Finished up this Staurday. Only issue I thought I had was when I connected the battery, I got some really big sparks. Seemed like a direct short. Was not the alternator or starter. I could not narrow the issue down (I disconnected all wires with the fusible links at the under hood fuse box and still got sparks), and I noticed that all the electricals worked regardless, so I used a jumper cable on the negative post to the chassis to prevent sparking at the battery. Bled the fuel system, cranked, and it fired right up and ran. When trying to figure out the electrical sparking, I had the alarm activated and disconnected tha battery again and the alarm kept going off. Odd, no battery, but the alarm is shrieking. Also after leaving the battery connected for a few minutes, it no longer sparked when connecting and disconnecting. The original sparking must have been from a normal current draw to charge a BIG capacitor of somthing similar for the alarm. I have never seen this on a car before.

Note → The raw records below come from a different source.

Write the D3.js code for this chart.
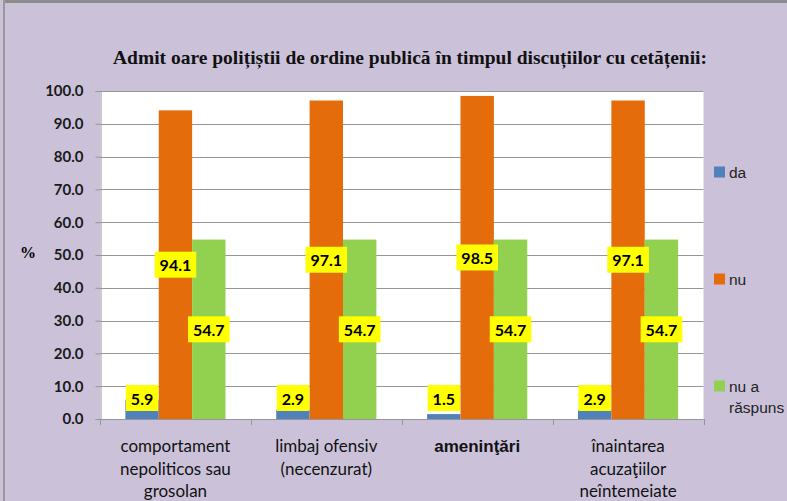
<!DOCTYPE html>
<html>
<head>
<meta charset="utf-8">
<script src="https://cdn.jsdelivr.net/npm/d3@7"></script>
<style>
  body { margin: 0; background: #fff; }
  svg { display: block; }
</style>
</head>
<body>
<div id="chart"></div>
<script>
// values
const categories = ["comportament\nnepoliticos sau\ngrosolan", "limbaj ofensiv\n(necenzurat)", "ameninţări", "înaintarea\nacuzaţiilor\nneîntemeiate"]
const series = ["da", "nu", "nu a\nrăspuns"]
const da = [5.9, 2.9, 1.5, 2.9]
const nu = [94.1, 97.1, 98.5, 97.1]
const nuRaspuns = [54.7, 54.7, 54.7, 54.7]
const yTicks = [0, 10, 20, 30, 40, 50, 60, 70, 80, 90, 100]
const colors = ["#4F81BD", "#E46C0A", "#92D050"]

const W = 787, H = 501
const plot = { left: 100, right: 703.5, top: 91, bottom: 419 }

const svg = d3.select("#chart")
    .append("svg")
    .attr("width", W)
    .attr("height", H)

// background + grey frame at top/left
svg.append("rect").attr("x", 0).attr("y", 0).attr("width", W).attr("height", H).attr("fill", "#CBC2DA")
svg.append("rect").attr("x", 3).attr("y", 0).attr("width", W).attr("height", 3).attr("fill", "#8c8c8c")
svg.append("rect").attr("x", 3).attr("y", 0).attr("width", 2).attr("height", H).attr("fill", "#9a9a9a")

svg.append("text")
    .attr("x", 410)
    .attr("y", 64)
    .attr("text-anchor", "middle")
    .style("font-family", "'Liberation Serif', serif")
    .style("font-weight", "bold")
    .style("font-size", "19.5px")
    .attr("fill", "#111")
    .text("Admit oare polițiștii de ordine publică în timpul discuțiilor cu cetățenii:")

const x0 = d3.scaleBand().domain(categories).range([plot.left, plot.right]).padding(0)
const x1 = d3.scaleBand().domain(series).range([0, x0.bandwidth()]).paddingInner(0).paddingOuter(0.76)
const y = d3.scaleLinear().domain([0, 100]).range([plot.bottom, plot.top])

// plot area
svg.append("rect")
    .attr("x", plot.left).attr("y", plot.top)
    .attr("width", plot.right - plot.left).attr("height", plot.bottom - plot.top)
    .attr("fill", "#fff")

// gridlines
svg.append("g")
    .selectAll("line")
    .data(yTicks.slice(1))
    .enter()
    .append("line")
    .attr("x1", plot.left).attr("x2", plot.right)
    .attr("y1", d => Math.round(y(d)) + 0.5).attr("y2", d => Math.round(y(d)) + 0.5)
    .attr("stroke", "#969696")

// y axis
const yAxis = svg.append("g")
    .attr("transform", `translate(${plot.left + 0.5},0)`)
    .call(d3.axisLeft(y).tickValues(yTicks).tickFormat(d3.format(".1f")).tickSize(5).tickPadding(12))
yAxis.select(".domain").attr("stroke", "#969696")
yAxis.selectAll(".tick line").attr("stroke", "#969696")
yAxis.selectAll(".tick text")
    .style("font-family", "Lato, sans-serif")
    .style("font-weight", "bold")
    .style("font-size", "15px")
    .attr("fill", "#1a1a1a")

svg.append("text")
    .attr("x", 28).attr("y", 258)
    .attr("text-anchor", "middle")
    .style("font-family", "'Liberation Serif', serif")
    .style("font-weight", "bold")
    .style("font-size", "16px")
    .text("%")

// bars
const rows = categories.map((c, i) => ({ cat: c, vals: [da[i], nu[i], nuRaspuns[i]] }))

const groups = svg.append("g")
    .selectAll("g")
    .data(rows)
    .enter()
    .append("g")
    .attr("transform", d => `translate(${x0(d.cat)},0)`)

groups.selectAll("rect")
    .data(d => d.vals.map((v, j) => ({ s: series[j], v: v, j: j })))
    .enter()
    .append("rect")
    .attr("x", d => x1(d.s))
    .attr("y", d => y(d.v))
    .attr("width", x1.bandwidth())
    .attr("height", d => y(0) - y(d.v))
    .attr("fill", d => colors[d.j])

// x axis line and category boundary ticks
svg.append("line")
    .attr("x1", plot.left).attr("x2", plot.right)
    .attr("y1", plot.bottom + 0.5).attr("y2", plot.bottom + 0.5)
    .attr("stroke", "#969696")
svg.append("g")
    .selectAll("line")
    .data(categories.map(c => x0(c)).concat([plot.right]))
    .enter()
    .append("line")
    .attr("x1", d => Math.round(d) + 0.5).attr("x2", d => Math.round(d) + 0.5)
    .attr("y1", plot.bottom).attr("y2", plot.bottom + 6)
    .attr("stroke", "#969696")

// category labels
const catLabels = svg.append("g")
    .selectAll("text")
    .data(categories)
    .enter()
    .append("text")
    .attr("x", d => x0(d) + x0.bandwidth() / 2)
    .attr("y", 452)
    .attr("text-anchor", "middle")
    .style("font-family", (d, i) => i == 2 ? "'Liberation Sans', Arial, sans-serif" : "Lato, sans-serif")
    .style("font-size", "17px")
    .style("font-weight", (d, i) => i == 2 ? "bold" : "normal")
    .attr("fill", "#111")
catLabels.selectAll("tspan")
    .data(d => d.split("\n"))
    .enter()
    .append("tspan")
    .attr("x", function () { return this.parentNode.getAttribute("x") })
    .attr("dy", (d, i) => i == 0 ? 0 : 22.5)
    .text(d => d)

// data labels with yellow boxes
const labels = groups.selectAll("g.lbl")
    .data(d => d.vals.map((v, j) => ({ s: series[j], v: v, j: j })))
    .enter()
    .append("g")
    .attr("class", "lbl")
labels.each(function (d) {
    const g = d3.select(this)
    const cx = x1(d.s) + x1.bandwidth() / 2
    let cy = (y(d.v) + y(0)) / 2
    if (cy > y(0) - 21) cy = y(0) - 21
    const t = g.append("text")
        .attr("x", cx)
        .attr("y", cy)
        .attr("text-anchor", "middle")
        .attr("dominant-baseline", "central")
        .style("font-family", "Lato, sans-serif")
        .style("font-weight", "bold")
        .style("font-size", "16px")
        .attr("fill", "#000")
        .text(d3.format(".1f")(d.v))
    const w = t.node().getComputedTextLength() + 10
    g.insert("rect", "text")
        .attr("x", cx - w / 2)
        .attr("y", cy - 13)
        .attr("width", w)
        .attr("height", 26)
        .attr("fill", "#FFFF00")
})

// legend
const legendY = [172, 279, 386]
const legend = svg.append("g")
    .selectAll("g")
    .data(series)
    .enter()
    .append("g")
    .attr("transform", (d, i) => `translate(714,${legendY[i]})`)
legend.append("rect")
    .attr("x", 0).attr("y", -5.5)
    .attr("width", 11).attr("height", 11)
    .attr("fill", (d, i) => colors[i])
const legText = legend.append("text")
    .attr("x", 15)
    .attr("y", 5.5)
    .style("font-family", "'Liberation Sans', Arial, sans-serif")
    .style("font-size", "15.5px")
    .attr("fill", "#222")
legText.selectAll("tspan")
    .data(d => d.split("\n"))
    .enter()
    .append("tspan")
    .attr("x", 15)
    .attr("dy", (d, i) => i == 0 ? 0 : 21)
    .text(d => d)
</script>
</body>
</html>
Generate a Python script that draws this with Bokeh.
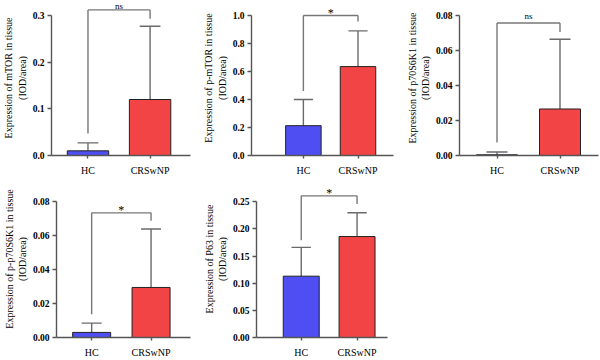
from bokeh.plotting import figure
from bokeh.layouts import column, row
from bokeh.models import Range1d, FixedTicker
from bokeh.core.properties import value
from bokeh.embed import file_html
from bokeh.resources import INLINE

# ---------------- data ----------------
categories = ["HC", "CRSwNP"]
x_pos = [1, 2]

mtor_mean = [0.010, 0.120]
mtor_sd = [0.017, 0.157]
p_mtor_mean = [0.213, 0.635]
p_mtor_sd = [0.187, 0.255]
p70_mean = [0.0004, 0.0265]
p70_sd = [0.0016, 0.0397]
pp70_mean = [0.0030, 0.0295]
pp70_sd = [0.0055, 0.0345]
p63_mean = [0.113, 0.186]
p63_sd = [0.053, 0.044]

significance = ["ns", "*", "ns", "*", "*"]
bracket_top = [0.312, 1.0, 0.0755, 0.0735, 0.261]
bracket_left_end = [0.047, 0.46, 0.0074, 0.0137, 0.179]
bracket_right_end = [0.293, 0.957, 0.0704, 0.0688, 0.246]

ticks_mtor = [0.0, 0.1, 0.2, 0.3]
tick_labels_mtor = ["0.0", "0.1", "0.2", "0.3"]
ticks_p_mtor = [0.0, 0.2, 0.4, 0.6, 0.8, 1.0]
tick_labels_p_mtor = ["0.0", "0.2", "0.4", "0.6", "0.8", "1.0"]
ticks_p70 = [0.0, 0.02, 0.04, 0.06, 0.08]
tick_labels_p70 = ["0.00", "0.02", "0.04", "0.06", "0.08"]
ticks_p63 = [0.0, 0.05, 0.10, 0.15, 0.20, 0.25]
tick_labels_p63 = ["0.00", "0.05", "0.10", "0.15", "0.20", "0.25"]

ylabels = [
    "Expression of mTOR in tissue\n(IOD/area)",
    "Expression of p-mTOR in tissue\n(IOD/area)",
    "Expression of p70S6K1 in tissue\n(IOD/area)",
    "Expression of p-p70S6K1 in tissue\n(IOD/area)",
    "Expression of P63 in tissue\n(IOD/area)",
]

# ---------------- style ----------------
BAR_COLORS = ["#4E4EF2", "#F24444"]
FONT = "Liberation Serif"
AXIS_COLOR = "#555555"
ERR_COLOR = "#6a6a6a"
TXT_COLOR = "#000000"

# layout specs in reference pixel coordinates
# box_x, box_y, axis_x, axis_end, y_zero_px, y_top_px, hc_px, crs_px, bar_px
layouts = [
    (0, 0, 49, 190, 155, 15, 86, 149, 42),
    (200, 0, 237, 393, 155, 15, 294, 354, 39),
    (400, 0, 459, 598, 156, 14.7, 496.5, 559.5, 41),
    (0, 180, 49, 190, 342, 202, 86, 148.5, 40),
    (200, 180, 245, 387, 342, 202, 293.5, 354, 39),
]

panels = [
    (mtor_mean, mtor_sd, ticks_mtor, tick_labels_mtor),
    (p_mtor_mean, p_mtor_sd, ticks_p_mtor, tick_labels_p_mtor),
    (p70_mean, p70_sd, ticks_p70, tick_labels_p70),
    (pp70_mean, pp70_sd, ticks_p70, tick_labels_p70),
    (p63_mean, p63_sd, ticks_p63, tick_labels_p63),
]


def make_panel(i):
    means, sds, ticks, tlabels = panels[i]
    bx, by, L, R, y0, ytop, cH, cC, bw = layouts[i]
    fig_w = 200
    fig_h = 180
    b_left = round(L - bx)
    b_right = fig_w - round(R - bx)
    b_bottom = fig_h - round(y0 - by)
    unit = cC - cH
    xs = 1 - (cH - L) / unit
    xe = 2 + (R - cC) / unit
    ymax = ticks[-1]
    ye = ymax * (y0 - by) / (y0 - ytop)

    p = figure(width=fig_w, height=fig_h, output_backend="svg", toolbar_location=None,
               x_range=Range1d(xs, xe), y_range=Range1d(0, ye),
               min_border_left=b_left, min_border_right=b_right,
               min_border_top=0, min_border_bottom=b_bottom)
    p.outline_line_color = None
    p.xgrid.visible = False
    p.ygrid.visible = False
    p.background_fill_color = "white"
    p.border_fill_color = "white"

    bar_w = bw / unit
    cap = 21 / unit
    tops = [m + s for m, s in zip(means, sds)]
    # error bars
    p.segment(x0=x_pos, y0=means, x1=x_pos, y1=tops, line_color=ERR_COLOR, line_width=1.4)
    p.segment(x0=[x - cap / 2 for x in x_pos], y0=tops, x1=[x + cap / 2 for x in x_pos], y1=tops,
              line_color=ERR_COLOR, line_width=1.4)
    # bars
    p.vbar(x=x_pos, top=means, width=bar_w, bottom=0, fill_color=BAR_COLORS,
           line_color="#222222", line_width=1)
    # bracket
    bt = bracket_top[i]
    p.segment(x0=[x_pos[0], x_pos[0], x_pos[1]], y0=[bt, bt, bt],
              x1=[x_pos[1], x_pos[0], x_pos[1]], y1=[bt, bracket_left_end[i], bracket_right_end[i]],
              line_color="#777777", line_width=1.4)
    sig = significance[i]
    is_ns = sig == "ns"
    p.text(x=[(x_pos[0] + x_pos[1]) / 2], y=[bt], text=[sig], text_align="center",
           text_baseline="bottom", y_offset=(1 if i == 0 else -2) if is_ns else 4,
           text_font=value(FONT), text_font_size="9px" if is_ns else "12px",
           text_color=TXT_COLOR)

    # axes
    ya = p.yaxis[0]
    ya.ticker = FixedTicker(ticks=ticks)
    ya.major_label_overrides = {t: l for t, l in zip(ticks, tlabels)}
    ya.bounds = (0, ymax)
    ya.axis_label = ylabels[i]
    ya.axis_label_text_font = FONT
    ya.axis_label_text_font_size = "10px"
    ya.axis_label_text_font_style = "normal"
    ya.axis_label_text_color = TXT_COLOR
    ya.axis_label_standoff = 2
    ya.major_label_text_font = FONT
    ya.major_label_text_font_size = "9.5px"
    ya.major_label_text_font_style = "bold"
    ya.major_label_text_color = TXT_COLOR
    ya.major_label_standoff = 3
    ya.axis_line_color = AXIS_COLOR
    ya.axis_line_width = 1.4
    ya.major_tick_line_color = AXIS_COLOR
    ya.major_tick_line_width = 1.4
    ya.major_tick_out = 4
    ya.major_tick_in = 0
    ya.minor_tick_line_color = None

    xa = p.xaxis[0]
    xa.ticker = FixedTicker(ticks=x_pos)
    xa.major_label_overrides = {x: c for x, c in zip(x_pos, categories)}
    xa.major_label_text_font = FONT
    xa.major_label_text_font_size = "10px"
    xa.major_label_text_color = TXT_COLOR
    xa.major_label_standoff = 6
    xa.axis_line_color = AXIS_COLOR
    xa.axis_line_width = 1.4
    xa.major_tick_line_color = AXIS_COLOR
    xa.major_tick_line_width = 1.4
    xa.major_tick_out = 3
    xa.major_tick_in = 0
    xa.minor_tick_line_color = None
    return p


figs = [make_panel(i) for i in range(5)]
layout = column(row(figs[0], figs[1], figs[2]), row(figs[3], figs[4]), spacing=0)

open("out.html", "w").write(file_html(layout, INLINE))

No CEL, runs smooth and has ample power, BUT my chipped TDI has better acceleration in the lower gears, hands down. Both my '04 PD and this '05 2.5 now have the same clutch, the Sachs for the VR-6, (with solid steel flywheel) and the one in my TDI slips and the 2.5's does not. So my TDI must produce more torque. The gear rattle (from the solid flywheel) on the 2.5 is almost non existent. Its pretty noticeable on the TDI.

Here are a few pictures:


Getting ready to mate the transaxle to the new engine.


New solid flywheel clutch kit installed.



Flushing the brake fluid when the front clip is off. Very Easy!


A/C blows 38 degrees F now after a new receiver-drier, evacuation and weighing in 18 ounces of R-134a.


All put back together. What a job!

One thing I noticed was no oil light with the ignition on and engine not started. I figured it was in the tachometer or speedometer cluster. I was positive I connected the oil pressure switch wiring connector. Obviously it has oil pressure, because I drove the car a bit. The owner's manual seems to indicate it is in the multi-function display (and a text message would appear and an alarm would sound if low), but I could not even find the icon for it with the ignition on and the engine not started. Anyone know about that?

The A5 is a nice car. Has a lot of features my A4 does not.